The major problem with discouragement taxes is that there is a temptation for government to use them as an important revenue source. There is no doubt that the NSW State Government raises millions upon millions of dollars in traffic fines which it then uses as a way of funding the police department.

But is this a problem? Why shouldn't the fines of traffic violations be used to fund the police service? Isn't that a proper use of resources?

No, actually, it isn't. And the reason is because when governments get used to certain revenue streams, they are loathe to remove them. More than that, their dependence upon such revenue streams can be so important that the actual level of tax or amount of money fined is determined in the same way as a market determines the price of goods.

Let's take speeding fines. According to current rates, a driver in NSW is fined $79 for exceeding the speed limit by up to 15 kph and given three demerit points. Despite the use of the term "penalty", the fact is that NSW drivers can actually "buy" faster travel time as a result. Not everyone who speeds gets caught, so a driver has to weigh up in his/her mind the risks of driving faster (potential accidents; potential reduction in demerit points; potential loss of $79) with the benefits (getting to a location quicker; enjoyment of driving vehicle fast). There is, in fact, a market in breaking the law.

The way to change this would be to increase the penalties. If a driver is fined $160 for exceeding the speed limit by up to 15kph then the government is essentially increasing the potential cost for drivers to speed.

But then the government itself may find this a problem. If this new $160 fine was imposed then the natural reaction of the marketplace would be less demand - ie less drivers exceeding the speed limit. Because of the relationship between supply and demand, the increased cost of the penalties would actually reduce the amount of revenue going to government. But, of course, there is also the obvious savings involved in less fatalities, less injuries and less damage - but those are savings that the government cannot account for on its books.

The result is that governments the world over have set similar discouragement taxes at a level that is determined by a marketplace because of their reliance upon these taxes as a revenue stream. While it does some level of good, the potential savings resulting from obedience to the law are not experienced because these tax rates are set too low.

My argument is, essentially, that the reasons discouragement taxes exist are nullified by their importance as revenue streams for government. Moreover, I would also argue that the amount of revenue that governments gain would be less than the cost to society by allowing some level of lawbreaking or poor health-related activity (such as smoking).

The solution, I believe, is to increase these discouragement taxes while, at the same time, eliminating the need for these taxes as government revenue.

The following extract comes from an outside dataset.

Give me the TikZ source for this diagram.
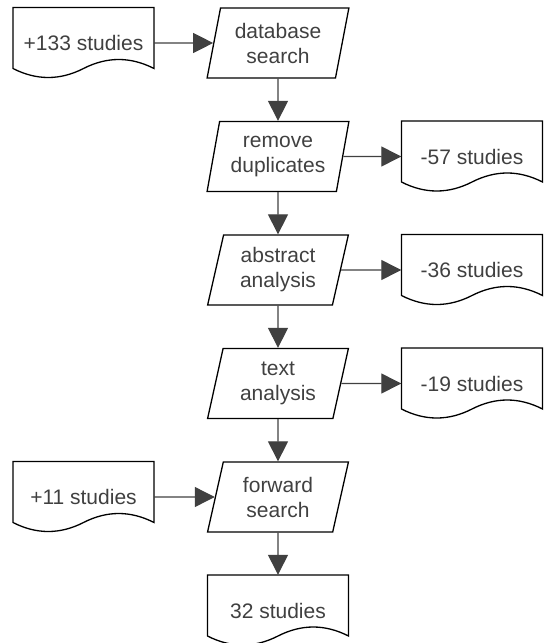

This is where the central bank comes in handy.

Rather than the revenue going to government (either federal, state or local), the revenue is given to the central bank where it is essentially "destroyed". This obviously has a deflationary effect upon the economy, but the central bank can simply create more money and buy bonds back as part of its normal actions to ensure price stability.

By removing this revenue stream, government can then enact laws and penalties for certain activities with less political damage - after all, the lawmakers and politicians have nothing direct to gain.

There is no doubt in my mind that heavier penalties and taxes are required to limit certain forms of damaging activities. Personally I think that $320 for traveling up to 15kph over the speed limit is maybe too small, but I also believe that it will serve as a massive deterrent to anyone who would consider speeding. This, in turn, would lead to a general slowing down in traffic speed, resulting in lives saved, less injuries, and less car accidents for insurance companies to pay for. In the same way, considering our current problem with oil supplies, imposing a large tax on petrol will encourage society to drive smaller cars and use public transport.


Discouragement taxes are a way in which government can kerb destructive practices in society without resorting to outright banning (and the problems that that can cause). Raising these taxes and penalties will encourage society to obey the law and reduce the costs associated with this activity, thus saving more money in the long term. Channeling the revenue from these penalties and taxes to the Central bank for money destruction allows government to freely expand penalty rates without benefiting directly from them or relying upon them for important revenue.